EXERCISE BRIEF: Return verbatim all lines from the first one in the records to the line with "Chart.register(...registerables);", both ends kept.

-- Start RECORD LIST --

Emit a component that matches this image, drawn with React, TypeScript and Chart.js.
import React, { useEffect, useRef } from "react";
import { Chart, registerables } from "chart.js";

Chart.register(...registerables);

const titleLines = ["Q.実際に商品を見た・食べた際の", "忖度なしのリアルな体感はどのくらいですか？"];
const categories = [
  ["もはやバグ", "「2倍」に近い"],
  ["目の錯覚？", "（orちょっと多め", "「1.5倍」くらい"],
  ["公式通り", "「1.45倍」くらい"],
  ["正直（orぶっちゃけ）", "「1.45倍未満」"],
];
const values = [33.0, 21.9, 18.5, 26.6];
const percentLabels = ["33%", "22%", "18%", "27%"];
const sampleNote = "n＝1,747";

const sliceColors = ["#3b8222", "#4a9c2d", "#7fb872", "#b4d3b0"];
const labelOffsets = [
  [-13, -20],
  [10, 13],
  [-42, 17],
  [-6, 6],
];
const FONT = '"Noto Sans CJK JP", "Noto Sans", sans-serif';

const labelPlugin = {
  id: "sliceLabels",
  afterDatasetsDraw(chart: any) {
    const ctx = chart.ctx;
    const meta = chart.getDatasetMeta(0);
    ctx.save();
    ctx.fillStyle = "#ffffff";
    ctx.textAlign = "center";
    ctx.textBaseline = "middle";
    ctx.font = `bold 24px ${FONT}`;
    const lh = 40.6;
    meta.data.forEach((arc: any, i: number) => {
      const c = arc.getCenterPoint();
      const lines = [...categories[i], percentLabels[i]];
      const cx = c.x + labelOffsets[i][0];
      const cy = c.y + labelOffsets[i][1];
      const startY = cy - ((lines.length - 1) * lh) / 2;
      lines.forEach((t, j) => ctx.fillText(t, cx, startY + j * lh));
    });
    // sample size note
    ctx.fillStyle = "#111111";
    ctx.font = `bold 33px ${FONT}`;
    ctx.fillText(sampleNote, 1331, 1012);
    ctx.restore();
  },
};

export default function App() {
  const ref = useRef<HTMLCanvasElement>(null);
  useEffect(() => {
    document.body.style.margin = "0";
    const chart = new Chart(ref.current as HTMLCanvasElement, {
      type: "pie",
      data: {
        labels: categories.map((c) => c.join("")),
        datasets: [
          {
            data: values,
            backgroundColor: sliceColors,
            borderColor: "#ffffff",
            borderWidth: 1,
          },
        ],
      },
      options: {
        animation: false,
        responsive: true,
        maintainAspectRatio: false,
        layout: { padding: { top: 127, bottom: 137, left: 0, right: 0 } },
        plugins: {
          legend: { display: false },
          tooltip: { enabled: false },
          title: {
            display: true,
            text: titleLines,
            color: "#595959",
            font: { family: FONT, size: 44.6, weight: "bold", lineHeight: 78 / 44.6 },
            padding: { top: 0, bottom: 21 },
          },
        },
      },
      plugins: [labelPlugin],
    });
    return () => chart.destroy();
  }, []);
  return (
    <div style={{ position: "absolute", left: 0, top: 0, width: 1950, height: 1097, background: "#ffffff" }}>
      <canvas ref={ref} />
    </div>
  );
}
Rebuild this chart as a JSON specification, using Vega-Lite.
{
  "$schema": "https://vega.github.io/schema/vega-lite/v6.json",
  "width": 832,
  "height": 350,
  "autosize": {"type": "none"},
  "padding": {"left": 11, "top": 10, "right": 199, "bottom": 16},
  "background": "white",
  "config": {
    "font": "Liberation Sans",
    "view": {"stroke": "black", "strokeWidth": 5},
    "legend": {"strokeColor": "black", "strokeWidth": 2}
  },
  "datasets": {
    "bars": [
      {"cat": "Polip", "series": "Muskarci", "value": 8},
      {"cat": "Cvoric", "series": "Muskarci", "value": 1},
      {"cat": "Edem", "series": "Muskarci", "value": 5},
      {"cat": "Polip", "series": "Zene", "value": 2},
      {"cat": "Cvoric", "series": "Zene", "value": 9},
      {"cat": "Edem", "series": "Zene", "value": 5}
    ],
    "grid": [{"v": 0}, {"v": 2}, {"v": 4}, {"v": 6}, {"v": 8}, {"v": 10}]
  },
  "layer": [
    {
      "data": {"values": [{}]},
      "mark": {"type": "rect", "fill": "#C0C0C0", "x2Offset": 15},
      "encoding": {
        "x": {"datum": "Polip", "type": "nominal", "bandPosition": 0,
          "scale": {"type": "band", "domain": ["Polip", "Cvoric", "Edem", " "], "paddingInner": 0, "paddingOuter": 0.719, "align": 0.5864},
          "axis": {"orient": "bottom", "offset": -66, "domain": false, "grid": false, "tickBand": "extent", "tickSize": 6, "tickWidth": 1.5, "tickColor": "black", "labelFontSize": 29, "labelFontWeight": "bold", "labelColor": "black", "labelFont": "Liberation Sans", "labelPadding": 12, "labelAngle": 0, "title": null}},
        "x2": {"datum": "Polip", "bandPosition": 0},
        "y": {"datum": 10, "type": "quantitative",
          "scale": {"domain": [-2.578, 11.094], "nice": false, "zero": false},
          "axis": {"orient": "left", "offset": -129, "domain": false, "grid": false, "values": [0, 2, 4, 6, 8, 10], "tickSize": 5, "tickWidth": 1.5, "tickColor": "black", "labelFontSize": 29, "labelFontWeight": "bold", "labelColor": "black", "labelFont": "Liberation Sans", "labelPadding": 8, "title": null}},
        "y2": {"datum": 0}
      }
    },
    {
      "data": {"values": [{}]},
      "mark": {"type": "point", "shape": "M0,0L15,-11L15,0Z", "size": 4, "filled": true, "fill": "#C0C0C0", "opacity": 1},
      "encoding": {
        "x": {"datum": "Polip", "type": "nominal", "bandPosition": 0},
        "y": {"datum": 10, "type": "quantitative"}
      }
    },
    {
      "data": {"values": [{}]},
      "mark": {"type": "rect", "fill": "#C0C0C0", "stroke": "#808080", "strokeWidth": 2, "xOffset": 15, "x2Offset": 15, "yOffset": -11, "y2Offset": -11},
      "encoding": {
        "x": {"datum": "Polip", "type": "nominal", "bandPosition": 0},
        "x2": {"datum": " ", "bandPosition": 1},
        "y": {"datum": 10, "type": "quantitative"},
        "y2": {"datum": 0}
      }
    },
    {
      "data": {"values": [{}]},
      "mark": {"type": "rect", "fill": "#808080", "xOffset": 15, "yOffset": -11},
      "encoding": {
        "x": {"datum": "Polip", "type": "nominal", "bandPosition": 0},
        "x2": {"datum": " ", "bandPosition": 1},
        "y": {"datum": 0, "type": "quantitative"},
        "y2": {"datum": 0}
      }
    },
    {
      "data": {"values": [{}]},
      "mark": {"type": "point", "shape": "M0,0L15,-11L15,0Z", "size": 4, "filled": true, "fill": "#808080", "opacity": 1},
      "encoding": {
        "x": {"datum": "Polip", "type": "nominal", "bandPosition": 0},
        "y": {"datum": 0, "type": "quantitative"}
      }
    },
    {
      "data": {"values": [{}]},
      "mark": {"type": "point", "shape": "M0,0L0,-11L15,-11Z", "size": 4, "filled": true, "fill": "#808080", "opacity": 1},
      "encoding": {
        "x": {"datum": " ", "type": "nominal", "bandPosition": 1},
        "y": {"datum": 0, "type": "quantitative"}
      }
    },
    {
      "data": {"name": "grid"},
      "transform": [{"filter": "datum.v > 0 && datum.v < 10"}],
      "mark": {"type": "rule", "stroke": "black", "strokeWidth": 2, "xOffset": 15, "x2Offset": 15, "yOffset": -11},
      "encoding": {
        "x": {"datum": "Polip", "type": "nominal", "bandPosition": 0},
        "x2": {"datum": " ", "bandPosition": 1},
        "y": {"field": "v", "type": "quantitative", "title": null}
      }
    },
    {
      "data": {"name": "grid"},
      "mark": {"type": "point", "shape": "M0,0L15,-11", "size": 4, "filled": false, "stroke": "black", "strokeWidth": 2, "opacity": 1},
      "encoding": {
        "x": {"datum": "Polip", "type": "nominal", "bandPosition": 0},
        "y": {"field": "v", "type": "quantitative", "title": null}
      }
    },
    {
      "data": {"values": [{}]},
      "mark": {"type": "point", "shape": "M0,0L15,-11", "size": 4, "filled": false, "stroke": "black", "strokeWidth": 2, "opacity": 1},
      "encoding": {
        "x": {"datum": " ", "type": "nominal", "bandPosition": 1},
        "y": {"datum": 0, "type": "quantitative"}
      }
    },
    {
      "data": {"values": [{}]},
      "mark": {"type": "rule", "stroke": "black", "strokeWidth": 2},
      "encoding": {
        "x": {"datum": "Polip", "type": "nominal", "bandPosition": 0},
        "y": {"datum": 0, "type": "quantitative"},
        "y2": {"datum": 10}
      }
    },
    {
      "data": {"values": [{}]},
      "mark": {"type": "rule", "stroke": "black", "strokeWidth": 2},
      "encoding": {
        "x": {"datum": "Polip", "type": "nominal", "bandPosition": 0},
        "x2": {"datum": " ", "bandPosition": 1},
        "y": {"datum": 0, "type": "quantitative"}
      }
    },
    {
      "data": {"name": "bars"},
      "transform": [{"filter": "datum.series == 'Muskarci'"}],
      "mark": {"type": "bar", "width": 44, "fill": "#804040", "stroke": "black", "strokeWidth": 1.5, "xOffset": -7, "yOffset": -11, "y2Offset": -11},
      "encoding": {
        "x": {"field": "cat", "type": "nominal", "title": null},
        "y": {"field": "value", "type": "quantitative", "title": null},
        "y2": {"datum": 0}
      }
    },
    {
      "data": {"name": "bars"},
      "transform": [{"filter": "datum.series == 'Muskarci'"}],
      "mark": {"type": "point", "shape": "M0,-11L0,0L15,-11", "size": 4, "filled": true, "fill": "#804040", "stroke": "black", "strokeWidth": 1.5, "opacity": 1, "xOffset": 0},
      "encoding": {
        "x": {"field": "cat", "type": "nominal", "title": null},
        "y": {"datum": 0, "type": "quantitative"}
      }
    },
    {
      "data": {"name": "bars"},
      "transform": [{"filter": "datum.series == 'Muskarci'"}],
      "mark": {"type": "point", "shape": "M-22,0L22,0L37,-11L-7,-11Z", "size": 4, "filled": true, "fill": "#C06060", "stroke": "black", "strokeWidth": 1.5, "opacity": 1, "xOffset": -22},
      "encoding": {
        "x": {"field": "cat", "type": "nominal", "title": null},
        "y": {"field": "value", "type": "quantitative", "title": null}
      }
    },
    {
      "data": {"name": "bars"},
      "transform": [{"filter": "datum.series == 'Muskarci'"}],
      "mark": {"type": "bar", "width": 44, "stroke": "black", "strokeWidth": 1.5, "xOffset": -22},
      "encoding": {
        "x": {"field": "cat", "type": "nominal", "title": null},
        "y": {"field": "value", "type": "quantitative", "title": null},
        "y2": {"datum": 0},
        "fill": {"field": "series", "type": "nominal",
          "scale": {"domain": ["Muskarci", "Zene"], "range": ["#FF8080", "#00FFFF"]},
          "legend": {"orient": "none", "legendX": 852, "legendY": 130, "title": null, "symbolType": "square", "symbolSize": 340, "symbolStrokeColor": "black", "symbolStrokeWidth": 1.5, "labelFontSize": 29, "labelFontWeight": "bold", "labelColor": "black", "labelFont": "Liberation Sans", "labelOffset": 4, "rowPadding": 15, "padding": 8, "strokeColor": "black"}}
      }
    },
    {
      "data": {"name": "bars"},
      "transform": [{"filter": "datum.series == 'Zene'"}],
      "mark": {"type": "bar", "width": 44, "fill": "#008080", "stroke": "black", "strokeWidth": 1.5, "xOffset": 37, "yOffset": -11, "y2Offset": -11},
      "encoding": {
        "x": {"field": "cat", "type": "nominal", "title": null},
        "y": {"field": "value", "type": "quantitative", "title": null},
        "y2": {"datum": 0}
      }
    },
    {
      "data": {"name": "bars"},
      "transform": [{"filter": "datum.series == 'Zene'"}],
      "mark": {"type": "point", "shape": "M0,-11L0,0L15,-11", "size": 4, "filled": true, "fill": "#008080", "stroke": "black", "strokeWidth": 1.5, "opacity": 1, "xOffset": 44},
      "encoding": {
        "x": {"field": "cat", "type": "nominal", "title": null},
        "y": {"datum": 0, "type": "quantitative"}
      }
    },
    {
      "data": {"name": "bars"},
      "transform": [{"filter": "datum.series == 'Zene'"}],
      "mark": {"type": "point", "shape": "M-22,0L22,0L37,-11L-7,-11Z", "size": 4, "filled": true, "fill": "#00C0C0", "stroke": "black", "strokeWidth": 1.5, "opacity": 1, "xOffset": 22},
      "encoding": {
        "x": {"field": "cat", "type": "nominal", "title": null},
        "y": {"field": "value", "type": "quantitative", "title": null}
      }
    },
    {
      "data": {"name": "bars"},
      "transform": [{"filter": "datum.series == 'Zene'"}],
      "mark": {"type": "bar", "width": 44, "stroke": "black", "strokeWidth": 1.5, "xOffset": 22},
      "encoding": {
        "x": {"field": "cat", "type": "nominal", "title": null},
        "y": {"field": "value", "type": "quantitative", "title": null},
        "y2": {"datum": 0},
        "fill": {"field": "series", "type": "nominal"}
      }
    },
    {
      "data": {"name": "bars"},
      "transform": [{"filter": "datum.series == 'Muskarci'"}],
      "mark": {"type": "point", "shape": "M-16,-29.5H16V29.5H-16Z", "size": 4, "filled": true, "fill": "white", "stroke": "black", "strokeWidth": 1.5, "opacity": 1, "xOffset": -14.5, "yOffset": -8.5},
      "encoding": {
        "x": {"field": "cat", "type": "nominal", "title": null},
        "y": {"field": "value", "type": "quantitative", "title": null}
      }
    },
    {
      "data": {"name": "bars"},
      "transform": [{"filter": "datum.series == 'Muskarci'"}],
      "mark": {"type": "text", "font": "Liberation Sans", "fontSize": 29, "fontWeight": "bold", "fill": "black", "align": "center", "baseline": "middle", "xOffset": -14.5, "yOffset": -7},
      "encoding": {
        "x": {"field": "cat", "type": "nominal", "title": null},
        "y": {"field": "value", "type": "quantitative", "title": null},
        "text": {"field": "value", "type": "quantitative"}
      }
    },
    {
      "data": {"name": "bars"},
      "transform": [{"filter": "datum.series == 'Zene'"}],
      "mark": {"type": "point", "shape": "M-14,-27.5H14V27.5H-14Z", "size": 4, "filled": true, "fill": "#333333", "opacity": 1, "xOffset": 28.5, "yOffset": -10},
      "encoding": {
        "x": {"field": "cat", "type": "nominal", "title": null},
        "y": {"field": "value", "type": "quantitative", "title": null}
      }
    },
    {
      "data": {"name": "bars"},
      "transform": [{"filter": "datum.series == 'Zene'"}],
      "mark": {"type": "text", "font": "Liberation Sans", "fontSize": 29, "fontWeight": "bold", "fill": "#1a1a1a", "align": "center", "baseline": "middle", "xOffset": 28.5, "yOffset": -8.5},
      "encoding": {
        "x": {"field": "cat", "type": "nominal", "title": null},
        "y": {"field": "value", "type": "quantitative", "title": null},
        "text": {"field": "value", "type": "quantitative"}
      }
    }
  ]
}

-- End RECORD LIST --

TASK OUTPUT:
Emit a component that matches this image, drawn with React, TypeScript and Chart.js.
import React, { useEffect, useRef } from "react";
import { Chart, registerables } from "chart.js";

Chart.register(...registerables);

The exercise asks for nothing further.